CLIENT: [Clears throat] [00:36:00]
[Silence from 00:36:01 to 00:36:51]
THERAPIST: I see the first problem is letting the other person know you have a problem in the first place. [00:37:00]
[Silence from 00:37:01 to 00:37:16]
CLIENT: Right. [Pauses]
THERAPIST: Not because [pauses] it depends who it is or on the situations, that they may give you a hard time or be critical, or not be helpful, or whatever. But it seems like, even before that is something that comes from your own feelings about having told them. [Pauses]

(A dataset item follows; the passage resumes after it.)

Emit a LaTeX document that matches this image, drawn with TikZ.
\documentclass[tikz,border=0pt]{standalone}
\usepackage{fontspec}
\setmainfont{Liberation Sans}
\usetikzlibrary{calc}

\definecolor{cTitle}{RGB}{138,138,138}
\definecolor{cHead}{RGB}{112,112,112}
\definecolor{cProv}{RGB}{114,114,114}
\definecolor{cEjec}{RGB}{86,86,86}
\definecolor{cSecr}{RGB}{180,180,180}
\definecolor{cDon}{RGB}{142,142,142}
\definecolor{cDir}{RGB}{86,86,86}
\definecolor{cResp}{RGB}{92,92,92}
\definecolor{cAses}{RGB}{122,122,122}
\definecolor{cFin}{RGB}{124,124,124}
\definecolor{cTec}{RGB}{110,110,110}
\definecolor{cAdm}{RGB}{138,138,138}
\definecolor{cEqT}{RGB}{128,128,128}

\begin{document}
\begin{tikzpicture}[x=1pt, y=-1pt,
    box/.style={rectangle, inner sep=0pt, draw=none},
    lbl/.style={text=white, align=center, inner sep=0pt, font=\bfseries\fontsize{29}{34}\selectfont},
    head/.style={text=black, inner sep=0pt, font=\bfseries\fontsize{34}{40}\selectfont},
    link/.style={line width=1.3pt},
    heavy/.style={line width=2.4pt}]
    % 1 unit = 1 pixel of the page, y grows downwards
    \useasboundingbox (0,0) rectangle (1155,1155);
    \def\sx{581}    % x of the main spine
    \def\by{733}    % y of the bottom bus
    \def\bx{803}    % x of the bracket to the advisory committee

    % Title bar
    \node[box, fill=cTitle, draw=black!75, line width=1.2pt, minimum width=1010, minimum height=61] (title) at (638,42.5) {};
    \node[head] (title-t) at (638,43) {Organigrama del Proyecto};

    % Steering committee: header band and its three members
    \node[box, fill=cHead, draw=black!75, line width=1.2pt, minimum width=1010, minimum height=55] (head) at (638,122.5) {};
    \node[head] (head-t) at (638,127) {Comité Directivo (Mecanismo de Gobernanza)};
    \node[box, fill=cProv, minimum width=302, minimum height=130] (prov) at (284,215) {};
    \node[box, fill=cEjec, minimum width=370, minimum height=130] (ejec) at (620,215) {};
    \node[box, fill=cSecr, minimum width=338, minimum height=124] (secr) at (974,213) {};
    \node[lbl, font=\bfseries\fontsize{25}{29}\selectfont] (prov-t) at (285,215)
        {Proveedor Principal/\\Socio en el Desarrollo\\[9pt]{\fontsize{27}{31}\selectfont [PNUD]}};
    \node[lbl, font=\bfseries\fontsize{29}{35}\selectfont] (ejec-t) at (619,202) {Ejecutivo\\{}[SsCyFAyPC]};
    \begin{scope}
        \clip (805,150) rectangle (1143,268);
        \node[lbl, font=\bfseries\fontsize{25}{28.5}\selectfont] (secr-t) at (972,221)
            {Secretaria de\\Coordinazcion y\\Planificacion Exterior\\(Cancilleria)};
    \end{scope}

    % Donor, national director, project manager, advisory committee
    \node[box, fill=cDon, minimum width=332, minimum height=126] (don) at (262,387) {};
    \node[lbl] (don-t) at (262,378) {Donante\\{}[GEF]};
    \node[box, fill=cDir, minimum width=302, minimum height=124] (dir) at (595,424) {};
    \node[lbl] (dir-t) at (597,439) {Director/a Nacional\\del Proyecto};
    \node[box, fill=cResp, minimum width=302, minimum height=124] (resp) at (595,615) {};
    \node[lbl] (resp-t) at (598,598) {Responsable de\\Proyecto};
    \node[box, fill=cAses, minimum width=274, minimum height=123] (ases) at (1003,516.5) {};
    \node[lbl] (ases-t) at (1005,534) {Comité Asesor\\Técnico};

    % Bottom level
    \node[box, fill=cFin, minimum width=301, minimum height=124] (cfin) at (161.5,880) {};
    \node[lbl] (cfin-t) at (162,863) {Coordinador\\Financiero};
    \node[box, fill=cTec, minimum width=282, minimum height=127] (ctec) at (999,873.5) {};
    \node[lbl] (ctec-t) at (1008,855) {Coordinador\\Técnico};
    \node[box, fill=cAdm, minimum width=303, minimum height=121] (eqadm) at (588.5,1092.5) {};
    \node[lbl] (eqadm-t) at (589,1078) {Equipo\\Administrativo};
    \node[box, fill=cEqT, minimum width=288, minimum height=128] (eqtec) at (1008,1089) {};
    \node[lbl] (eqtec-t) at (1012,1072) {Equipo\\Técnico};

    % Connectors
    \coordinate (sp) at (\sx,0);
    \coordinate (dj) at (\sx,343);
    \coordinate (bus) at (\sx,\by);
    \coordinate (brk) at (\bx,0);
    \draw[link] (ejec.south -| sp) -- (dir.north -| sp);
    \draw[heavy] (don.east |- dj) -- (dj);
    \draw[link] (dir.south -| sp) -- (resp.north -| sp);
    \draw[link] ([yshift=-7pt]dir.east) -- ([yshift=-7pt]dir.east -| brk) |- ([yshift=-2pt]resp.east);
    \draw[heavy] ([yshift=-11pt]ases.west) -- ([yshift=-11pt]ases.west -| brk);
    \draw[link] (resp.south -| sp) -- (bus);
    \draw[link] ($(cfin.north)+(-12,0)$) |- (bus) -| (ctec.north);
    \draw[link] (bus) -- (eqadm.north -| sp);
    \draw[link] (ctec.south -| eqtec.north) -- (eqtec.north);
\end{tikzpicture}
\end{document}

CLIENT: Right. It is almost [ph] – I don’t want to be like a burden or give them something they can judge me on, or… [00:38:01]
[Silence from 00:38:02 to 00:40:52]
[00:39:00]
[00:40:00]
THERAPIST: It isn’t that you have a very strong feeling in that sense, of where they might be coming from and then they won’t be somewhere good. [00:41:04]
[Silence from 00:41:05 to 00:41:31]
[Door closes]
CLIENT: I think it is just [pauses] not – just feeling embarrassed and not up [ph], especially if you know that person, that you’re told [ph] their true feelings or what they’re really thinking or…
THERAPIST: Mm-hmm.
[Silence from 00:41:54 to 00:43:53]
[00:42:00]
[00:43:00]
[Door closes]
THERAPIST: I guess that, for me [ph] deciding [ph] who I can be very frightening. [00:44:00]
[Silence from 00:44:01 to 00:44:14]
CLIENT: [Faintly] Yeah.
[Silence from 00:44:16 to 00:44:29]
THERAPIST: It feels very hard to trust to get where [ph] we’re coming from [pauses for five seconds] or [pauses] dangerous.
[Silence from 00:44:48 to 00:45:00]
[00:45:00]
CLIENT: Right.
[Silence from 00:45:02 to 00:45:06]
THERAPIST: Well, we should stop.
CLIENT: I know. [Pauses] It will be the first day back [ph].